L’amico Sergio quando parlavamo dei dialetti diceva, beninteso senza conoscerlo, che il dialetto di Novafeltria non era un dialetto romagnolo. Si faceva confondere come molti allora dalla provincia di appartenenza di quella volta,
che era Pesaro. Io replicavo dicendo che quello di Novafeltria era un dialetto romagnolo ma ammettevo che aveva alcuni modi di dire spuri, che risentivano però più del toscano che del pesarese. Dicevo rincarando la dose che anche il dialetto di Rimini non era certo da considerarsi il romagnolo per eccellenza!
Aggiungevo inoltre che il dialetto novafeltrese era irraggiungibile da parte di quello di Rimini riguardo certi francesismi contenuti, cioè l’uso dei dittonghi che sono due vocali pronunciate insieme. Portavo come esempio:
Da voi si dice “i pantalun, i calzun” da noi a Novafeltria si dice invece “i pantaluon, i calzoun”.
Comunque per “tagliare la testa al toro” una volta gli ho chiesto di dirmi una parola in dialetto viserbese stretto ed io quella parola l’avrei riferita a mio cugino Franco che parlava bene il dialetto di Mercatino, addirittura quello dei primi anni ’50, per vedere se ne sapeva il significato.

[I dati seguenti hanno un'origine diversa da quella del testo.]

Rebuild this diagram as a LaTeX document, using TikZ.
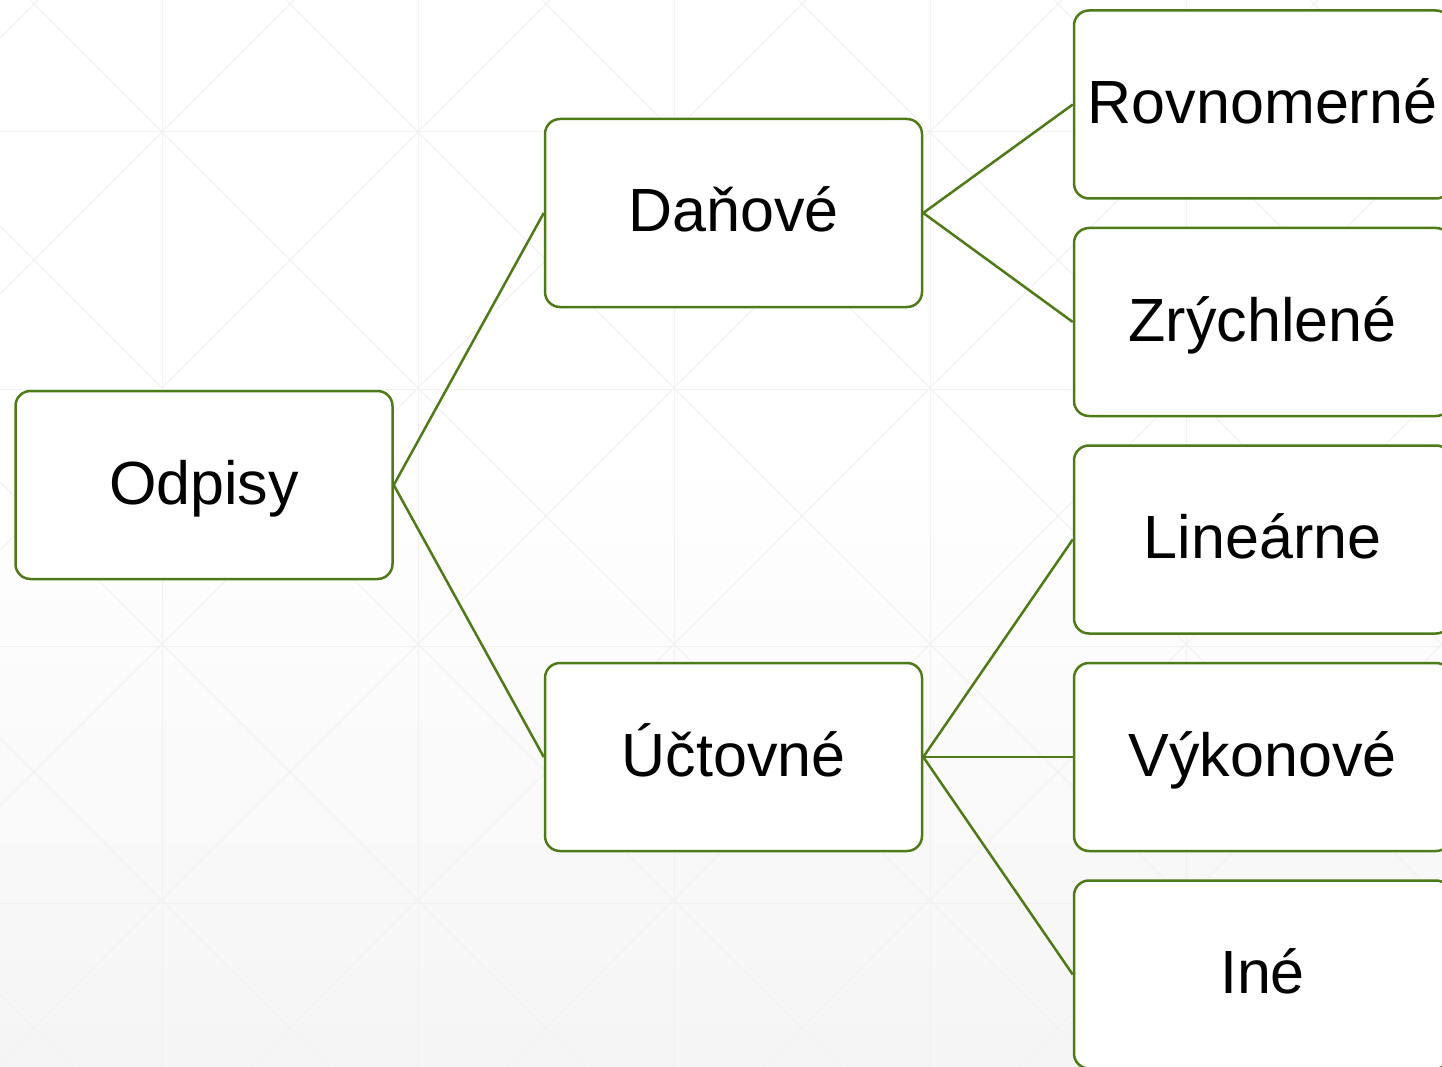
\documentclass[tikz,border=0pt]{standalone}
\usepackage{fontspec}
\setmainfont{Liberation Sans}
\definecolor{edgegreen}{RGB}{79,122,24}
\definecolor{gridgray}{RGB}{241,241,241}
\tikzset{
  box/.style={draw=edgegreen, line width=2.5pt, fill=white, rounded corners=15pt,
    minimum width=377pt, minimum height=188pt, inner sep=0pt,
    font=\fontsize{61}{61}\selectfont, text height=44pt, text depth=6pt},
  conn/.style={draw=edgegreen, line width=2.5pt},
  gridline/.style={draw=gridgray, line width=1pt}
}
\begin{document}
\begin{tikzpicture}[x=1pt,y=-1pt]
\useasboundingbox (0,0) rectangle (1442,1067);
\clip (0,0) rectangle (1442,1067);
\fill[white] (0,0) rectangle (1442,1067);
\shade[top color=white, bottom color=black!4] (0,450) rectangle (1442,1067);
% background pattern
\foreach \k in {-6,...,10} {
  \draw[gridline] ({30+256*\k-200},-200) -- ({30+256*\k+1300},1300);
  \draw[gridline] ({294+256*\k+200},-200) -- ({294+256*\k-1300},1300);
}
\foreach \x in {162,418,674,930,1186,1442} \draw[gridline] (\x,0) -- (\x,1067);
\foreach \y in {132,389,646,903} \draw[gridline] (0,\y) -- (1442,\y);
% nodes
\node[box] (odpisy) at (204,485) {Odpisy};
\node[box] (danove) at (733.5,213) {Daňové};
\node[box] (uctovne) at (733.5,757) {Účtovné};
\node[box] (rovno) at (1262.5,104.5) {Rovnomerné};
\node[box] (zrych) at (1262.5,322) {Zrýchlené};
\node[box] (linear) at (1262.5,539.5) {Lineárne};
\node[box] (vykon) at (1262.5,757) {Výkonové};
\node[box] (ine) at (1262.5,974.5) {Iné};
% connectors
\draw[conn] (odpisy.east) -- (danove.west);
\draw[conn] (odpisy.east) -- (uctovne.west);
\draw[conn] (danove.east) -- (rovno.west);
\draw[conn] (danove.east) -- (zrych.west);
\draw[conn] (uctovne.east) -- (linear.west);
\draw[conn] (uctovne.east) -- (vykon.west);
\draw[conn] (uctovne.east) -- (ine.west);
\end{tikzpicture}
\end{document}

I primi anni ’50 te Mercatein erano veraci e nostrani. Le macchine che giravano erano poche, per le strade si vedevano quasi solo i furgoncini col cassettone dietro, di proprietà degli artigiani che li usavano per il loro lavoro.
Avevo premesso a Sergio che anche se mio cugino il significato di quella parola non l’avesse saputo, la cosa non era indicativa in quanto tutti i dialetti come del resto quelli romagnoli, variano tra loro ogni 5 km circa di distanza.
La parola scelta dal mio amico in viserbese stretto era “Ariut” che come mi spiegò lui significa “Rivincita”.
Alla prima occasione in cui ero a Novafeltria da Franco gli ho ho chiesto se conosceva il termine dialettale “Ariut”. Lui dopo un attimo mi ha detto “sì, significa Rivincita” aggiungendo che quel termine “te Mercatein” lo si usava di solito quando si giocava a carte o a bocce.
Sono rimasto stupefatto.
Rimini ed i suoi dintorni sono a pieno titolo in Romagna come lo è anche a modo suo Novafeltria, Mercatein.